■ **Stated problem**
Print the records below exactly, from the line containing "What D3.js code" down to the line containing "const deathCounts = [39, 64];", both lines included, and omit every picture.

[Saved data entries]
════════════════
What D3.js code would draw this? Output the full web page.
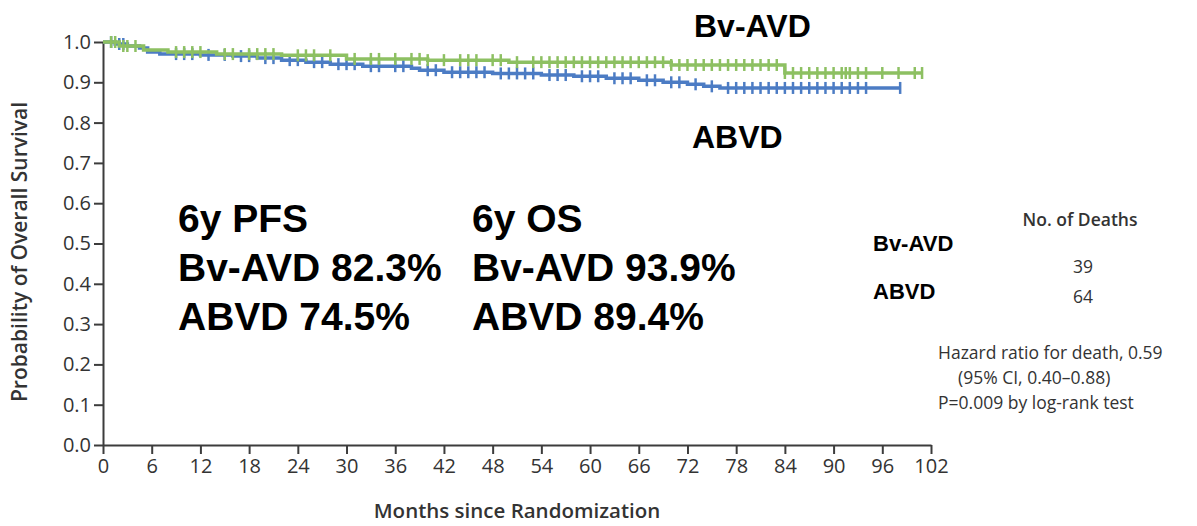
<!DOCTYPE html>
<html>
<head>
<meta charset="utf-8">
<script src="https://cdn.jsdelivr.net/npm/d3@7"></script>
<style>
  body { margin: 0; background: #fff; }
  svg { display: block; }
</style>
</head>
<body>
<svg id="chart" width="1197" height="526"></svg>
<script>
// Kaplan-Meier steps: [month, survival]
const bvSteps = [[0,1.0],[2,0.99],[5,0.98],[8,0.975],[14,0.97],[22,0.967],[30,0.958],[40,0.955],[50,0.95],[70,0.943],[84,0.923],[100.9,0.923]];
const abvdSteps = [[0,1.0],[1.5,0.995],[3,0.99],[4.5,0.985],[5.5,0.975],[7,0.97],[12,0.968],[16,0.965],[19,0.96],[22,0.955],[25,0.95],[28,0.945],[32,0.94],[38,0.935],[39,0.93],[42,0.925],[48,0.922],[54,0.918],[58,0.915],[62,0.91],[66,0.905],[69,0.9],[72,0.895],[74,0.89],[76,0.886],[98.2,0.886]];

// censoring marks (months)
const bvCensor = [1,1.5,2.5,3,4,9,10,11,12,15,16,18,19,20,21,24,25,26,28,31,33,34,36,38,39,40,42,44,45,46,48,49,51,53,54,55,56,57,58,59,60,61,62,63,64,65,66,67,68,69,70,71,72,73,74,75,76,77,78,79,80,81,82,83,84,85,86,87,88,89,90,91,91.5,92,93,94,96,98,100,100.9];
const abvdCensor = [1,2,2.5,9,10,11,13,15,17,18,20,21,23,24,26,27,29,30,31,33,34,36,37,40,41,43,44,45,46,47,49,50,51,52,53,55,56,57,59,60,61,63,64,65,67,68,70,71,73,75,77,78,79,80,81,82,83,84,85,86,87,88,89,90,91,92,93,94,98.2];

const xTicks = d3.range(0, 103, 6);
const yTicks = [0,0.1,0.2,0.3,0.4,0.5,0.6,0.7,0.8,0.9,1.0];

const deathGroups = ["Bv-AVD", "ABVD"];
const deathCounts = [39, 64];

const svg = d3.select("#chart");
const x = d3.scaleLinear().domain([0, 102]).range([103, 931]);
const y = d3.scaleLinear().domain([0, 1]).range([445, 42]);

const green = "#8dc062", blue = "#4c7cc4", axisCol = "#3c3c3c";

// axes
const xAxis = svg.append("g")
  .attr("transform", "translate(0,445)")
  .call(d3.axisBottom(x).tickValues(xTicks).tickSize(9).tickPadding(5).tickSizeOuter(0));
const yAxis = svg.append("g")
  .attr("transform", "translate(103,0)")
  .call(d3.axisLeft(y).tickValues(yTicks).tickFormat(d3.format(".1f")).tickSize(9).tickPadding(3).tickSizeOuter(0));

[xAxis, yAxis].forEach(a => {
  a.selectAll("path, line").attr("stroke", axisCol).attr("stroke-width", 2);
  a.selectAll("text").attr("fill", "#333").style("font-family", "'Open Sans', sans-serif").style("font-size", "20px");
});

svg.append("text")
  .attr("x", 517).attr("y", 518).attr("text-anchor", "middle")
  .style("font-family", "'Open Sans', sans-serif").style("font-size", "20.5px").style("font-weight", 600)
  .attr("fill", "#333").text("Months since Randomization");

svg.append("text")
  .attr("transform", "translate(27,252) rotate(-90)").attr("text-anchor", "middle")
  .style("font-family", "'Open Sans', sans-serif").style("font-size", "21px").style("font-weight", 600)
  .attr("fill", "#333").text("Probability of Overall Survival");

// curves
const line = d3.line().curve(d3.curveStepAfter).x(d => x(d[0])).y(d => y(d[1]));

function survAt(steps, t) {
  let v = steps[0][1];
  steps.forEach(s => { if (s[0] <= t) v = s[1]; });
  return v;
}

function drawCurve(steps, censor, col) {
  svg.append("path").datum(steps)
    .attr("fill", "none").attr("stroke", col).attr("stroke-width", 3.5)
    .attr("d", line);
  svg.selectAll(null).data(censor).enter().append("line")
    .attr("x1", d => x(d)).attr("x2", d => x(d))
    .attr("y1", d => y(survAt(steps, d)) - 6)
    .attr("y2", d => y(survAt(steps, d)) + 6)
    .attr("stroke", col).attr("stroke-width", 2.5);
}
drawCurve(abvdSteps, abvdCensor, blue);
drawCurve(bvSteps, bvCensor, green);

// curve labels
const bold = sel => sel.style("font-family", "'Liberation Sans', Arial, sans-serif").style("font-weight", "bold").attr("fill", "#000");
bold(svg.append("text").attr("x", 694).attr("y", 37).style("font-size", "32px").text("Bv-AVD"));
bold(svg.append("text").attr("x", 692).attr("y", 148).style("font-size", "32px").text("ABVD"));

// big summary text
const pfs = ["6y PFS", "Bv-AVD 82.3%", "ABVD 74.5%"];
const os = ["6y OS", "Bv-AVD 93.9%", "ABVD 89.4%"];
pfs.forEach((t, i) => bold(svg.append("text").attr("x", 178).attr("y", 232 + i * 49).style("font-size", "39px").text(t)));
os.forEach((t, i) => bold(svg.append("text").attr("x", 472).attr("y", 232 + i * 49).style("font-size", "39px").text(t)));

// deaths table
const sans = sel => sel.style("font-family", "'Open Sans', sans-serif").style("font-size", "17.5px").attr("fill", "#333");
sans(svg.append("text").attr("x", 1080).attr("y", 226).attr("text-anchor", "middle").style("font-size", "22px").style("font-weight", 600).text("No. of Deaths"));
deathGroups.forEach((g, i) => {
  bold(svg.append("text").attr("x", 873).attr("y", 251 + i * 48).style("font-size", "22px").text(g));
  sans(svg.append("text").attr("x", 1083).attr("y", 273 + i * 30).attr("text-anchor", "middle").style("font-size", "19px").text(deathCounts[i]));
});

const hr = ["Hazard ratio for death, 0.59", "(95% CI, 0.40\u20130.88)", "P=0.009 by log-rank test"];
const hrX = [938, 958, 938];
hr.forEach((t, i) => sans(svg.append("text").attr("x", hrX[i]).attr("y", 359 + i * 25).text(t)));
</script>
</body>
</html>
════════════════
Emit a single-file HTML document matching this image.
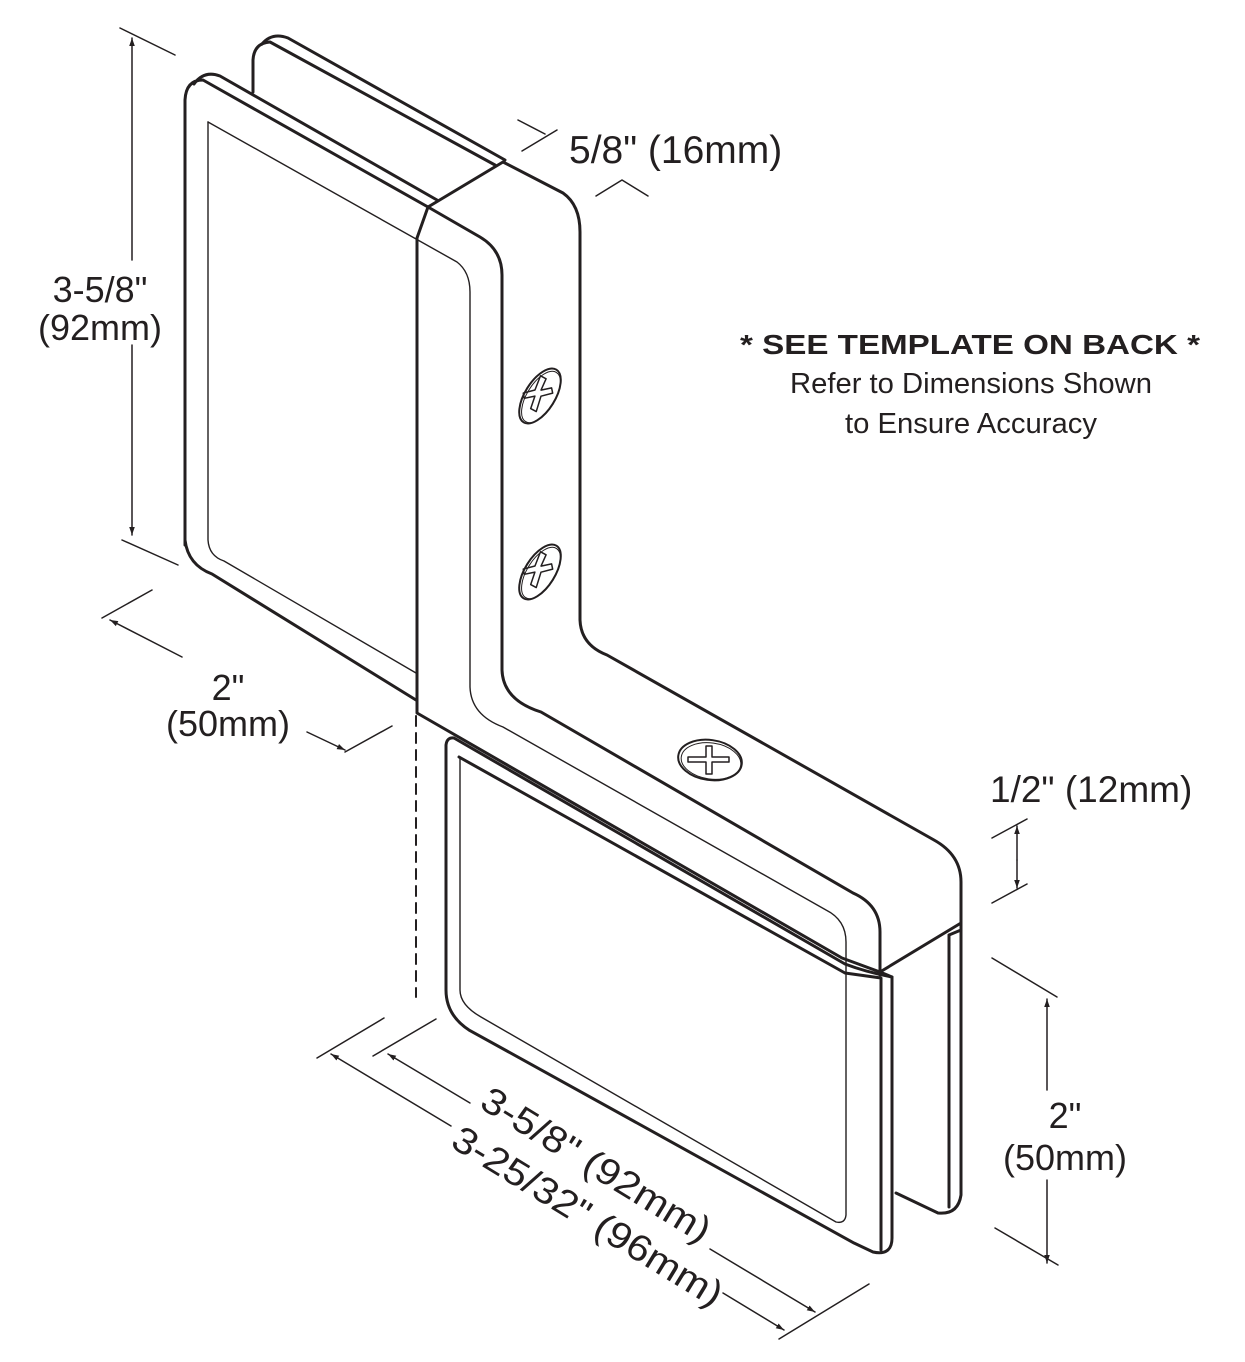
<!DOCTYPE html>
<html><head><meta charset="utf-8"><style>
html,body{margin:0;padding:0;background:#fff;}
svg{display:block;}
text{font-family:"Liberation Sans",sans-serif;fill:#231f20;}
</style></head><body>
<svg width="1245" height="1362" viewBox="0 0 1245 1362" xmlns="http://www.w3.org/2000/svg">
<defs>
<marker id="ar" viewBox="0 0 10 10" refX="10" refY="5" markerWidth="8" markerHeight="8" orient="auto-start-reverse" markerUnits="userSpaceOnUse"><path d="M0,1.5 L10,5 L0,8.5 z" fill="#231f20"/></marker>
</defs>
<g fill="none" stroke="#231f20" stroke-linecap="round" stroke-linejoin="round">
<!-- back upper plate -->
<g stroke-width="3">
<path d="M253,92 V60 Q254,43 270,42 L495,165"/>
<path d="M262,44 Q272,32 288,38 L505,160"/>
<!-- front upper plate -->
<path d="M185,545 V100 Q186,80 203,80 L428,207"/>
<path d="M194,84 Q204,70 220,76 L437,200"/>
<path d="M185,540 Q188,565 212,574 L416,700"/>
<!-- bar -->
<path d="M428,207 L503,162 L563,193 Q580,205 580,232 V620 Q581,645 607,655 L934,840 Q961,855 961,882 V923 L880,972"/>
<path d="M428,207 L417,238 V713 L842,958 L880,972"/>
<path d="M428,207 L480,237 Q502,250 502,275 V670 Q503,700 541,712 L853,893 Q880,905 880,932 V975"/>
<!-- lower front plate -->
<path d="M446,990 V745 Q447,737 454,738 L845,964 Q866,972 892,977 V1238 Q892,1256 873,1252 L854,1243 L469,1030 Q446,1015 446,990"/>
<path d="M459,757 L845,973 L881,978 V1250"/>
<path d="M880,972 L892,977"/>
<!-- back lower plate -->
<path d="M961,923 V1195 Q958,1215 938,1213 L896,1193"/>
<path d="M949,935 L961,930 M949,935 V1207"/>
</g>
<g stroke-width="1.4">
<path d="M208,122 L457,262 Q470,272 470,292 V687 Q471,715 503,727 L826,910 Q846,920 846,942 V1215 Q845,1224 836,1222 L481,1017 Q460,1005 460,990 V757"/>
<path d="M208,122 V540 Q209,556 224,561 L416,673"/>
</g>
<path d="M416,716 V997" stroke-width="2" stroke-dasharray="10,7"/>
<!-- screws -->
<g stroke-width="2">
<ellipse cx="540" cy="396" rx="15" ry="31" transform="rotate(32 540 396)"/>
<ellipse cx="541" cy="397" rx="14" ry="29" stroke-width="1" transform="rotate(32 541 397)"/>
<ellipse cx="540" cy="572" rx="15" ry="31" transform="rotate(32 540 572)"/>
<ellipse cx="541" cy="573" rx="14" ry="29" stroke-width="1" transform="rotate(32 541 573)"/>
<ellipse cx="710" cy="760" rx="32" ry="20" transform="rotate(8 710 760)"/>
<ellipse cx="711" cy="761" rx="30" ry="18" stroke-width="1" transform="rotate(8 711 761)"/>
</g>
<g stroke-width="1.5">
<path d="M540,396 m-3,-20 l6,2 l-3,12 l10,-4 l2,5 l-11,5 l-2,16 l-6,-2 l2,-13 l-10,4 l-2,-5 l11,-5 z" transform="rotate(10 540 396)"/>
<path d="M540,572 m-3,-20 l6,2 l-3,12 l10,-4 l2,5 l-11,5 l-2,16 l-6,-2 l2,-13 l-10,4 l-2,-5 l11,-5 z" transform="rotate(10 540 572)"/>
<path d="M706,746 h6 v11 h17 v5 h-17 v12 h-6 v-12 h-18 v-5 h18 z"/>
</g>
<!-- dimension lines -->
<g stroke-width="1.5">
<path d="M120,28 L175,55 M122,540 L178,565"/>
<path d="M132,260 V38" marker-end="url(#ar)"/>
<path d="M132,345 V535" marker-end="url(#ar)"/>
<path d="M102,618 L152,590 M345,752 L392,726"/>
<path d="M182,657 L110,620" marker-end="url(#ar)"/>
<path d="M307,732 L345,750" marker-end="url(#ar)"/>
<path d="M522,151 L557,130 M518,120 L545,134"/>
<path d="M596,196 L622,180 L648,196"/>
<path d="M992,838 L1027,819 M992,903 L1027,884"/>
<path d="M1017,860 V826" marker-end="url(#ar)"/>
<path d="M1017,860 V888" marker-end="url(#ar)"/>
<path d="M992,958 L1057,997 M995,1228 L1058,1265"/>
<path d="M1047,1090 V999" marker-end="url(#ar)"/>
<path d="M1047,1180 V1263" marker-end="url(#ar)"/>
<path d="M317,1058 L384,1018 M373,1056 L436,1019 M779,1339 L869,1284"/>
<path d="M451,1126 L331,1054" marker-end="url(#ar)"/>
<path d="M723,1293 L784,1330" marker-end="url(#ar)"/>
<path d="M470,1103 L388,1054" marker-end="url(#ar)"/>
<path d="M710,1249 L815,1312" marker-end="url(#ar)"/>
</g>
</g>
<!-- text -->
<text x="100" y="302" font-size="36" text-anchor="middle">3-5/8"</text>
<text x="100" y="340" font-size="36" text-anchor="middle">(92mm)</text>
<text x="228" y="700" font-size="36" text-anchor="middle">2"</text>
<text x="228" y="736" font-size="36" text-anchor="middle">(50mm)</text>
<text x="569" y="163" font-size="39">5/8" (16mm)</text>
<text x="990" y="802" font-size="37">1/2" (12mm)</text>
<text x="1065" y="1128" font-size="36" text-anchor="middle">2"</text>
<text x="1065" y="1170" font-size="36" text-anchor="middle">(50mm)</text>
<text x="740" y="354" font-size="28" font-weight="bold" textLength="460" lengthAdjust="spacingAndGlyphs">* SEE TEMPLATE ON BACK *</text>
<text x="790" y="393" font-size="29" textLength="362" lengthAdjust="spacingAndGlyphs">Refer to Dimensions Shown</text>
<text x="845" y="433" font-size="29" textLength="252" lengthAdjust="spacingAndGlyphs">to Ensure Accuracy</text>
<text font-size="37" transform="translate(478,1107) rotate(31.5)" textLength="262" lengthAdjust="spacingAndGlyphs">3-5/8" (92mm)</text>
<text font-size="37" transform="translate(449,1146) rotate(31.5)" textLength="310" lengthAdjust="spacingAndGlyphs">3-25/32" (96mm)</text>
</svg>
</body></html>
════════════════
■ **Result of this exercise**
What D3.js code would draw this? Output the full web page.
<!DOCTYPE html>
<html>
<head>
<meta charset="utf-8">
<script src="https://cdn.jsdelivr.net/npm/d3@7"></script>
<style>
  body { margin: 0; background: #fff; }
  svg { display: block; }
</style>
</head>
<body>
<svg id="chart" width="1197" height="526"></svg>
<script>
// Kaplan-Meier steps: [month, survival]
const bvSteps = [[0,1.0],[2,0.99],[5,0.98],[8,0.975],[14,0.97],[22,0.967],[30,0.958],[40,0.955],[50,0.95],[70,0.943],[84,0.923],[100.9,0.923]];
const abvdSteps = [[0,1.0],[1.5,0.995],[3,0.99],[4.5,0.985],[5.5,0.975],[7,0.97],[12,0.968],[16,0.965],[19,0.96],[22,0.955],[25,0.95],[28,0.945],[32,0.94],[38,0.935],[39,0.93],[42,0.925],[48,0.922],[54,0.918],[58,0.915],[62,0.91],[66,0.905],[69,0.9],[72,0.895],[74,0.89],[76,0.886],[98.2,0.886]];

// censoring marks (months)
const bvCensor = [1,1.5,2.5,3,4,9,10,11,12,15,16,18,19,20,21,24,25,26,28,31,33,34,36,38,39,40,42,44,45,46,48,49,51,53,54,55,56,57,58,59,60,61,62,63,64,65,66,67,68,69,70,71,72,73,74,75,76,77,78,79,80,81,82,83,84,85,86,87,88,89,90,91,91.5,92,93,94,96,98,100,100.9];
const abvdCensor = [1,2,2.5,9,10,11,13,15,17,18,20,21,23,24,26,27,29,30,31,33,34,36,37,40,41,43,44,45,46,47,49,50,51,52,53,55,56,57,59,60,61,63,64,65,67,68,70,71,73,75,77,78,79,80,81,82,83,84,85,86,87,88,89,90,91,92,93,94,98.2];

const xTicks = d3.range(0, 103, 6);
const yTicks = [0,0.1,0.2,0.3,0.4,0.5,0.6,0.7,0.8,0.9,1.0];

const deathGroups = ["Bv-AVD", "ABVD"];
const deathCounts = [39, 64];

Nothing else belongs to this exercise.